* Start Extracted material *

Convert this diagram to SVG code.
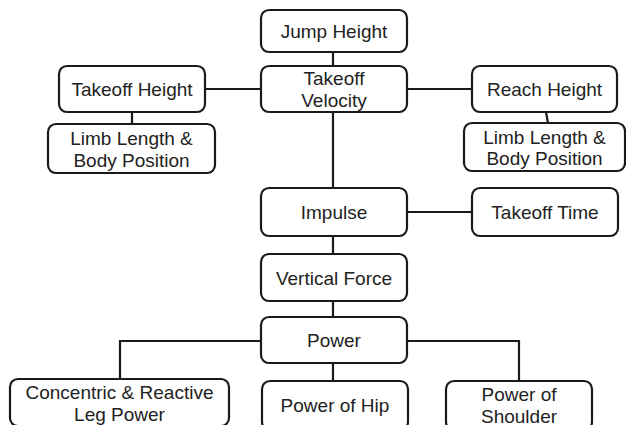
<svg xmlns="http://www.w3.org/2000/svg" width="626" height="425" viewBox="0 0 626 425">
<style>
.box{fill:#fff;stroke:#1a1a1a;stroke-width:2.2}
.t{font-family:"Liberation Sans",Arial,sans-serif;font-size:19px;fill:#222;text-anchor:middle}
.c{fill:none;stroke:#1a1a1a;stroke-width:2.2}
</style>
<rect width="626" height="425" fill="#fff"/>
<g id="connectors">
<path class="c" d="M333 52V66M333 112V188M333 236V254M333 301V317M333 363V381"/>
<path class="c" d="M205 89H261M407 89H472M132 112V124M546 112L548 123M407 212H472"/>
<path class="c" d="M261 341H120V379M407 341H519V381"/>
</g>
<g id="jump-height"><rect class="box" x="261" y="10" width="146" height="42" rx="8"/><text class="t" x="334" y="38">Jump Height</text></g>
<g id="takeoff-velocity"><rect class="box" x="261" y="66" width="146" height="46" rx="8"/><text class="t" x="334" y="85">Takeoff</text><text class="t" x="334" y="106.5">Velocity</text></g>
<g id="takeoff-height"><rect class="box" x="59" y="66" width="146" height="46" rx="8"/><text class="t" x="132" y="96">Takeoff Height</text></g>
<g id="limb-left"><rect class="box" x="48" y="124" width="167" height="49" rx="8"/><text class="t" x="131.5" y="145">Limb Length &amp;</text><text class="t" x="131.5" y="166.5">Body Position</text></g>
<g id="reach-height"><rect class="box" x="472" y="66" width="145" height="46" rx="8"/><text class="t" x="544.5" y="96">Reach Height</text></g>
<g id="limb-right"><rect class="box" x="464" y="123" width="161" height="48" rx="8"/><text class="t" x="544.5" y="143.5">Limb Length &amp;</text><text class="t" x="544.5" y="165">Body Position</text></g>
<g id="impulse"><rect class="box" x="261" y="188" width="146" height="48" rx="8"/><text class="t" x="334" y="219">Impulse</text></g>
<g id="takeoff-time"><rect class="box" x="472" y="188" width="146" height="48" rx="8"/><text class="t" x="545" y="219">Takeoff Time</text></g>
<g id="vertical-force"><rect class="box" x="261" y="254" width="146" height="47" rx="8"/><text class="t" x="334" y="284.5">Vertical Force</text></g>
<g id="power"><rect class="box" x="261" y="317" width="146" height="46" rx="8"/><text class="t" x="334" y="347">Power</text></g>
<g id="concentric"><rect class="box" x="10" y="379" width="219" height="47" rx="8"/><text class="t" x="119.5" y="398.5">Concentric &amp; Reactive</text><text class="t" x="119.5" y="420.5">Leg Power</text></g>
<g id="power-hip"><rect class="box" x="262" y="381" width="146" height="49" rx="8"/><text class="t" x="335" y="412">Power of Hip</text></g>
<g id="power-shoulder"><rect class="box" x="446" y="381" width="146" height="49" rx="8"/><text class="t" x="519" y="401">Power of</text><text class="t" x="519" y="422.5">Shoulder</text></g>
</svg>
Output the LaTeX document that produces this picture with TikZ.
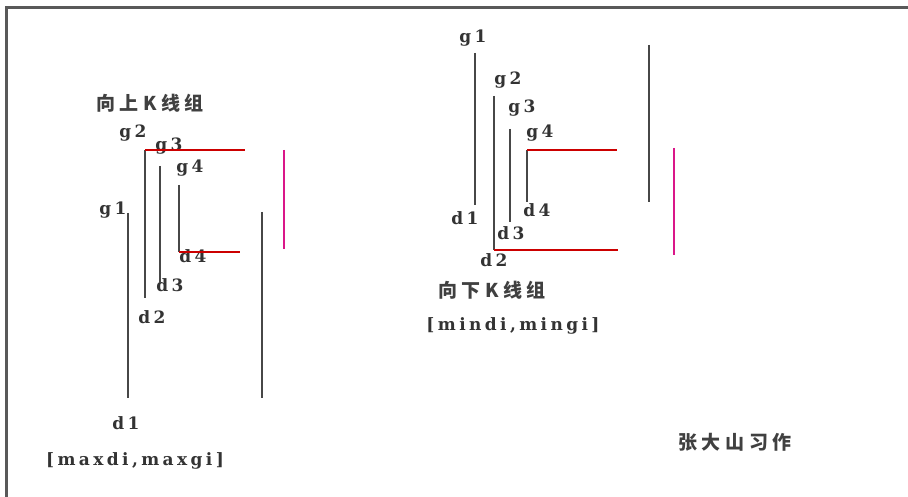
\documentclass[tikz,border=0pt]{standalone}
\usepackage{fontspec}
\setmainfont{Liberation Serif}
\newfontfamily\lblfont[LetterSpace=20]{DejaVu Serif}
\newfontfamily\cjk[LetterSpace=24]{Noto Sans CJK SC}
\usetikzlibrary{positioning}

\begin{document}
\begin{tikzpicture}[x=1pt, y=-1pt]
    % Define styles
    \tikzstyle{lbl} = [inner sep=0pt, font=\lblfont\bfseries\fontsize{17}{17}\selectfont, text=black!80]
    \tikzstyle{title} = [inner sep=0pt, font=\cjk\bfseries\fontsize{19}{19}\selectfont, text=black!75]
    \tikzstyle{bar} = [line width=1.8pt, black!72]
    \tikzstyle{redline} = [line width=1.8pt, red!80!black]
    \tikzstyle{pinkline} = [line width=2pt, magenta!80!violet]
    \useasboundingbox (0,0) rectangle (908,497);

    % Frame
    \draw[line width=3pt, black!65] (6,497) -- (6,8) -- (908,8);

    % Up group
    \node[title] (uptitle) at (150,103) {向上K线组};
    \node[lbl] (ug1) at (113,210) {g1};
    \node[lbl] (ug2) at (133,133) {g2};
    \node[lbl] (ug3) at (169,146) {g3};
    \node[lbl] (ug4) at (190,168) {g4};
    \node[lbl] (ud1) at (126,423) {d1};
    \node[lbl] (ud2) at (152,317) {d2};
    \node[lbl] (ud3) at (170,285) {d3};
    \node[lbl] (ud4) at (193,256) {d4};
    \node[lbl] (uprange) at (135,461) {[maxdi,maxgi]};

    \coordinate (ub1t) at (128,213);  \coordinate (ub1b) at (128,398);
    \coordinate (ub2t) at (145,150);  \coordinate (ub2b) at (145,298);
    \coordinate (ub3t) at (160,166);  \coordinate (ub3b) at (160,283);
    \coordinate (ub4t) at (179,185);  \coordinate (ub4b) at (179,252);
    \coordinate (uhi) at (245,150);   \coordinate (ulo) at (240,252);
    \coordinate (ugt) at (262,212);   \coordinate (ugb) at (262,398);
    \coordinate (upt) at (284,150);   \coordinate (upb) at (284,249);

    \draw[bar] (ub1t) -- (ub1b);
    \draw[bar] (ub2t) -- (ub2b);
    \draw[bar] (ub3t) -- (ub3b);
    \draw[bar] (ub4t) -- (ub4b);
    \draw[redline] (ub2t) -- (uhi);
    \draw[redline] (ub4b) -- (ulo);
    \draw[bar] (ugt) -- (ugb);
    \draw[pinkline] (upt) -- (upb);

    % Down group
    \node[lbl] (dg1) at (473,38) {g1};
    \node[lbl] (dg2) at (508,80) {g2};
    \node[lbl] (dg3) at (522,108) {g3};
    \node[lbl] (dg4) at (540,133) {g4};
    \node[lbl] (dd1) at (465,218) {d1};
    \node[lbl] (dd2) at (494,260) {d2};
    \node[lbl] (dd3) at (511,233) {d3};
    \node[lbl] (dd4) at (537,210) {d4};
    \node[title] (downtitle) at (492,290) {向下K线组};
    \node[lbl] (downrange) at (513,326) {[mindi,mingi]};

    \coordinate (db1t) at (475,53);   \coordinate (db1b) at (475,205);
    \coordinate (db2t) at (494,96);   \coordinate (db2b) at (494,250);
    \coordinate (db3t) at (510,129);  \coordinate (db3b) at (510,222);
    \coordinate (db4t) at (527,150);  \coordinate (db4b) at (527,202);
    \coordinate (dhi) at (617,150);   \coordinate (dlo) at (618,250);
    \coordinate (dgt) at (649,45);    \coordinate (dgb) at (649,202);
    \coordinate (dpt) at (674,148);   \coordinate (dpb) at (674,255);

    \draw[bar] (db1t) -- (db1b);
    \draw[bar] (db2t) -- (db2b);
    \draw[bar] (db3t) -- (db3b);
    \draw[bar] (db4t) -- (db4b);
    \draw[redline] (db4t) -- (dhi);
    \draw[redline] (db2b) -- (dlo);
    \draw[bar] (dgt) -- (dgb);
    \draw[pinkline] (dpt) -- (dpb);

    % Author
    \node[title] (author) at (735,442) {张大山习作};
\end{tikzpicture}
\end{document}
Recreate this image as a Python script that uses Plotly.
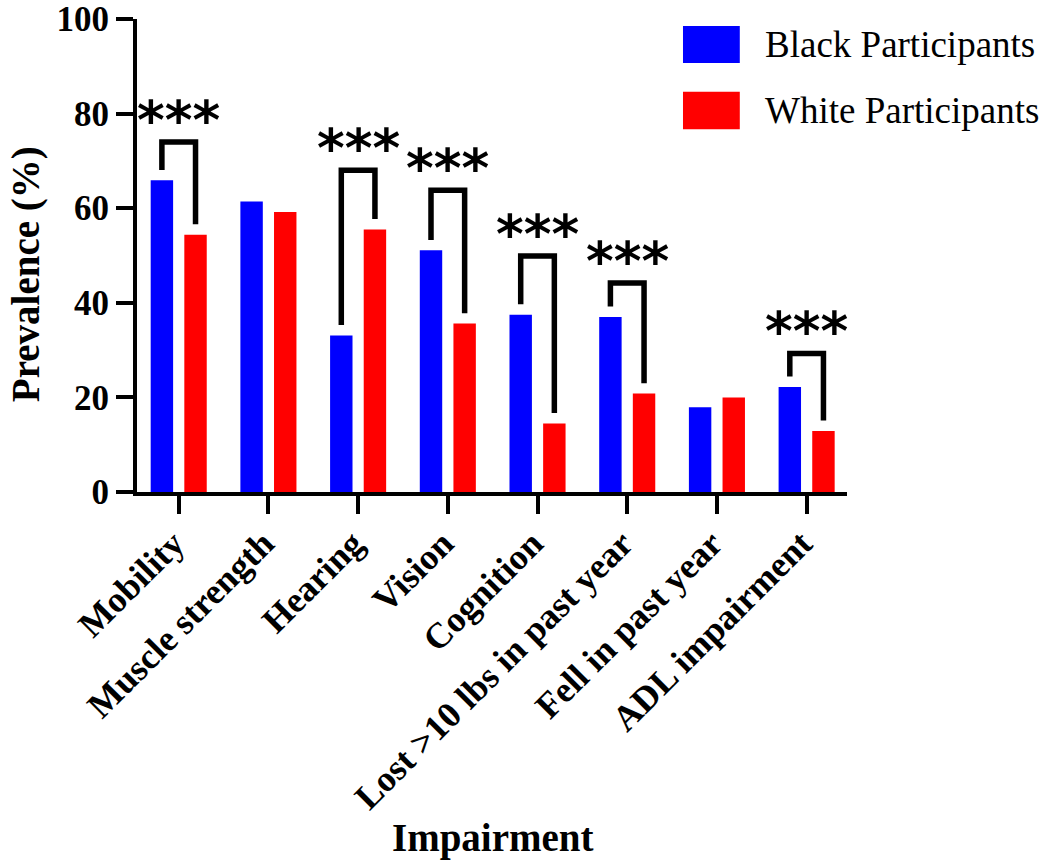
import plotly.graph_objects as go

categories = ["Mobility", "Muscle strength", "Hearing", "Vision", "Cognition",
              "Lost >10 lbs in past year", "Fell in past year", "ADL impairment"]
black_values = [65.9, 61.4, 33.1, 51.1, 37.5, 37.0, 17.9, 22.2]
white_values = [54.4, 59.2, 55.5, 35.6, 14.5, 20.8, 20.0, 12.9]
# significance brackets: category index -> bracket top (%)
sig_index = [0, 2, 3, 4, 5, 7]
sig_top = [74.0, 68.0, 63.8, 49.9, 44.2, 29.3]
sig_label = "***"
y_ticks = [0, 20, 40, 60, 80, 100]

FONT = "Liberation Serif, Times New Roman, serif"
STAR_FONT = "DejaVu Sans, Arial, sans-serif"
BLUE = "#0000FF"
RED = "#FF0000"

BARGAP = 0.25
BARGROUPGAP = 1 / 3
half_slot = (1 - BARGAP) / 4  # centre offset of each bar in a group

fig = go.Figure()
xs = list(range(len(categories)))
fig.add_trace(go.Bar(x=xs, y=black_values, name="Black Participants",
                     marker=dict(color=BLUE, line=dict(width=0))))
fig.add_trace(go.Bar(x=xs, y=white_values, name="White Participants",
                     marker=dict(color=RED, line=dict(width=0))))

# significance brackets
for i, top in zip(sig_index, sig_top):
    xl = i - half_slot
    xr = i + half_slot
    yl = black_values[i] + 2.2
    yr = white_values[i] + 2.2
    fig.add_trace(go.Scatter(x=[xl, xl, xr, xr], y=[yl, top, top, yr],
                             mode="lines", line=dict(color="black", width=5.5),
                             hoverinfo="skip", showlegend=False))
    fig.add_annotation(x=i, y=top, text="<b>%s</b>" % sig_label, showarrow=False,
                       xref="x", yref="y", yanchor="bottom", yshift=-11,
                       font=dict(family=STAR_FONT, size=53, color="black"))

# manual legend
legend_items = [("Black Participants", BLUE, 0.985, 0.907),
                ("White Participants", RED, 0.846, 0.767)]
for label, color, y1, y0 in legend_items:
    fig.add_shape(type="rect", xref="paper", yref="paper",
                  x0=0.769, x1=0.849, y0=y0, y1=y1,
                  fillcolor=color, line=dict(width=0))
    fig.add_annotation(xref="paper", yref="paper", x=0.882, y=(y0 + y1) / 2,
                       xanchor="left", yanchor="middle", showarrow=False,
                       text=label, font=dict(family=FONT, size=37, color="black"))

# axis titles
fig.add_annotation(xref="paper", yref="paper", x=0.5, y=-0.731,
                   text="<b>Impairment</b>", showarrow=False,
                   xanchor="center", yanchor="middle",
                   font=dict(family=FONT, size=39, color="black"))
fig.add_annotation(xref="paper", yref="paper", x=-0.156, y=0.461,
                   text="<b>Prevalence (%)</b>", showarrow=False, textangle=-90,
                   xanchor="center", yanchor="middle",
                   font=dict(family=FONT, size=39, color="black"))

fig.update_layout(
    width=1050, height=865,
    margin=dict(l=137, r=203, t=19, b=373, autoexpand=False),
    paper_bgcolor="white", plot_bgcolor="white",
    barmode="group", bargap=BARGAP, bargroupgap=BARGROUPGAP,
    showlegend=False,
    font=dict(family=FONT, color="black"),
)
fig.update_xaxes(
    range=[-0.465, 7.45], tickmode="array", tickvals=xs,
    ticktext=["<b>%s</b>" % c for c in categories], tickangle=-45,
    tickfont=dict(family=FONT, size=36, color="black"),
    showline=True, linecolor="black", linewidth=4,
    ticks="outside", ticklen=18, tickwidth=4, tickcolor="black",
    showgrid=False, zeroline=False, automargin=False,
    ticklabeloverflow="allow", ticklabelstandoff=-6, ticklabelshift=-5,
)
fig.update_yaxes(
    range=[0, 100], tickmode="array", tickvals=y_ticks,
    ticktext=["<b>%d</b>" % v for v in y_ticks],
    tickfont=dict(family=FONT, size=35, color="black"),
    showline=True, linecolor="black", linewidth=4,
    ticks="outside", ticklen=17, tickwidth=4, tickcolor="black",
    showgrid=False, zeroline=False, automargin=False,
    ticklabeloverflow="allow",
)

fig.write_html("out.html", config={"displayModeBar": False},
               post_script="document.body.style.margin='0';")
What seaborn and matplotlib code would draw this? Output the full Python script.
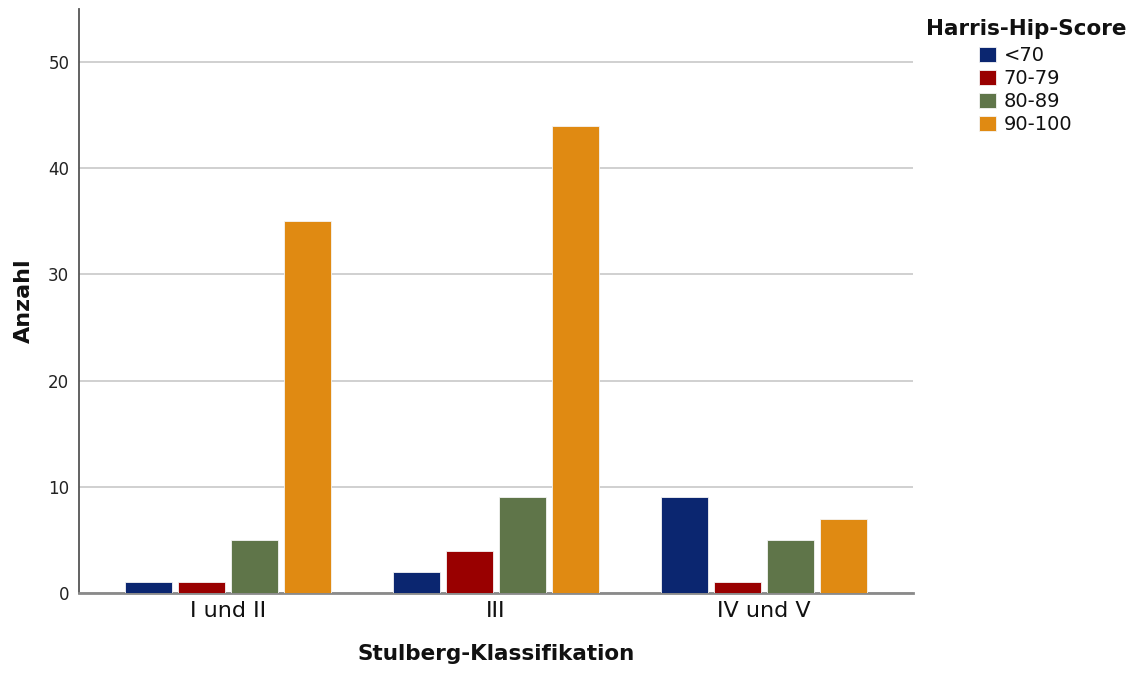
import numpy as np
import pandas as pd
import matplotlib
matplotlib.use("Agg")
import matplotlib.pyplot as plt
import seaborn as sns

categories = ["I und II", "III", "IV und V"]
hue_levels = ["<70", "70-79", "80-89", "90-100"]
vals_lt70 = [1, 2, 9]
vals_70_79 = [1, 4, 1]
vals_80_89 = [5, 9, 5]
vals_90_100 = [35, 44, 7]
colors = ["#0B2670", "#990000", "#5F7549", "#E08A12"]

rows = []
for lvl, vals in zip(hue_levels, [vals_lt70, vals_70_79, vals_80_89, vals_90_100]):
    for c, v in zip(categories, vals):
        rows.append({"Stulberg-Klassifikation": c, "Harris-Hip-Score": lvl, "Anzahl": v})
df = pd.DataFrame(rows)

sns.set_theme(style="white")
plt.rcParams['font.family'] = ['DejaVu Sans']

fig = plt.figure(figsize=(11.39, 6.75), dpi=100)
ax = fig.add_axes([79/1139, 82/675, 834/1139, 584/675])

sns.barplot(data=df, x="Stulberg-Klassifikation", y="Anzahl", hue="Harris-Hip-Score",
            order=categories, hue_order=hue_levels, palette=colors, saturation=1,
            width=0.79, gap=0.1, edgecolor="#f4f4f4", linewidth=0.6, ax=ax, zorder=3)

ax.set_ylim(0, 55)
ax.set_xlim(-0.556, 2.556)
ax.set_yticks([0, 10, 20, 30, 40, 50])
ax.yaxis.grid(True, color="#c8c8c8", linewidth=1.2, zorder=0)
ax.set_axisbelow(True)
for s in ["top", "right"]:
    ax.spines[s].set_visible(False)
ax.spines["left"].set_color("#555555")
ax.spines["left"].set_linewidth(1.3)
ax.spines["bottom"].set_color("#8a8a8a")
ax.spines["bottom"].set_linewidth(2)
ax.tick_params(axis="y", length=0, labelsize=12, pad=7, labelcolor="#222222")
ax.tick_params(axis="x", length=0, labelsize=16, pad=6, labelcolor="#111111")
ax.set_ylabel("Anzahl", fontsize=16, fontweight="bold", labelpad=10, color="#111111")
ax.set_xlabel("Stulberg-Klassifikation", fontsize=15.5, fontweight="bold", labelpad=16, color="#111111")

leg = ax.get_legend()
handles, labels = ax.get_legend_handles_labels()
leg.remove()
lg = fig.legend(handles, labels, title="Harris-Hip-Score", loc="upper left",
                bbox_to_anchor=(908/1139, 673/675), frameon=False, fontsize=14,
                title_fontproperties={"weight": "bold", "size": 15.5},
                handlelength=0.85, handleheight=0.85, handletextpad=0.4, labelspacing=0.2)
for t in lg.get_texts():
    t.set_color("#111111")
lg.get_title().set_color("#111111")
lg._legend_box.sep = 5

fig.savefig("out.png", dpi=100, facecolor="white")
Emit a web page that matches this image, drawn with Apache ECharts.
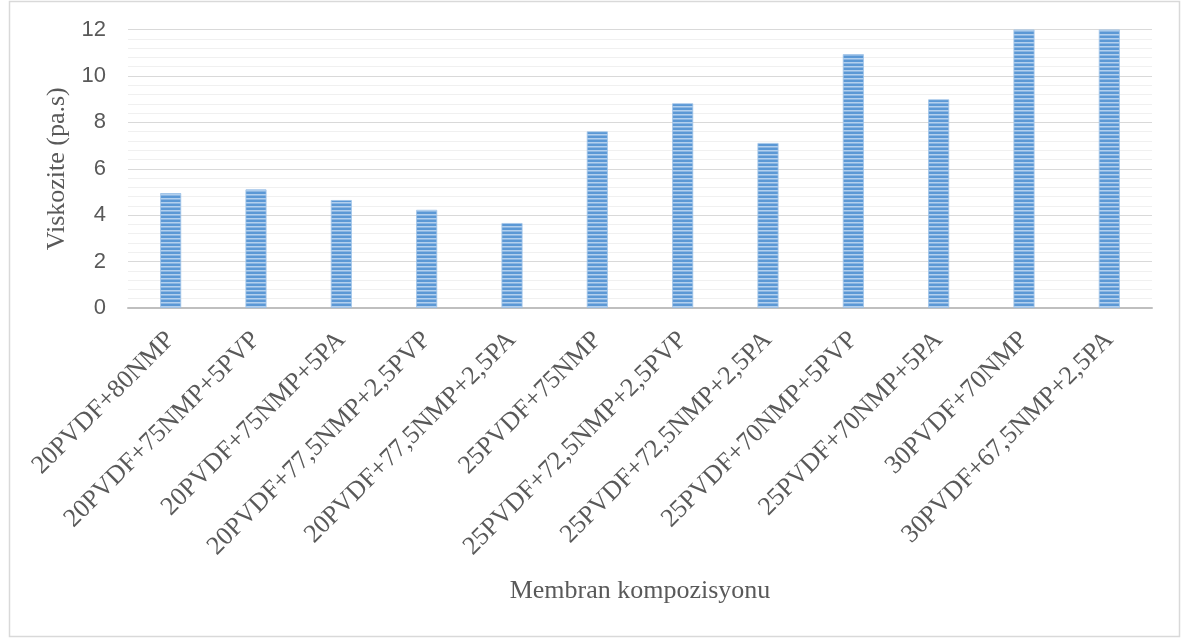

* End Extracted material *

▸ **Requirements**
Skip all pictures. Output only the lines from the one containing "What seaborn and" to the one containing "linewidth=0.6, ax=ax, zorder=3)", both lines included.

▸ **Problem solution**
What seaborn and matplotlib code would draw this? Output the full Python script.
import numpy as np
import pandas as pd
import matplotlib
matplotlib.use("Agg")
import matplotlib.pyplot as plt
import seaborn as sns

categories = ["I und II", "III", "IV und V"]
hue_levels = ["<70", "70-79", "80-89", "90-100"]
vals_lt70 = [1, 2, 9]
vals_70_79 = [1, 4, 1]
vals_80_89 = [5, 9, 5]
vals_90_100 = [35, 44, 7]
colors = ["#0B2670", "#990000", "#5F7549", "#E08A12"]

rows = []
for lvl, vals in zip(hue_levels, [vals_lt70, vals_70_79, vals_80_89, vals_90_100]):
    for c, v in zip(categories, vals):
        rows.append({"Stulberg-Klassifikation": c, "Harris-Hip-Score": lvl, "Anzahl": v})
df = pd.DataFrame(rows)

sns.set_theme(style="white")
plt.rcParams['font.family'] = ['DejaVu Sans']

fig = plt.figure(figsize=(11.39, 6.75), dpi=100)
ax = fig.add_axes([79/1139, 82/675, 834/1139, 584/675])

sns.barplot(data=df, x="Stulberg-Klassifikation", y="Anzahl", hue="Harris-Hip-Score",
            order=categories, hue_order=hue_levels, palette=colors, saturation=1,
            width=0.79, gap=0.1, edgecolor="#f4f4f4", linewidth=0.6, ax=ax, zorder=3)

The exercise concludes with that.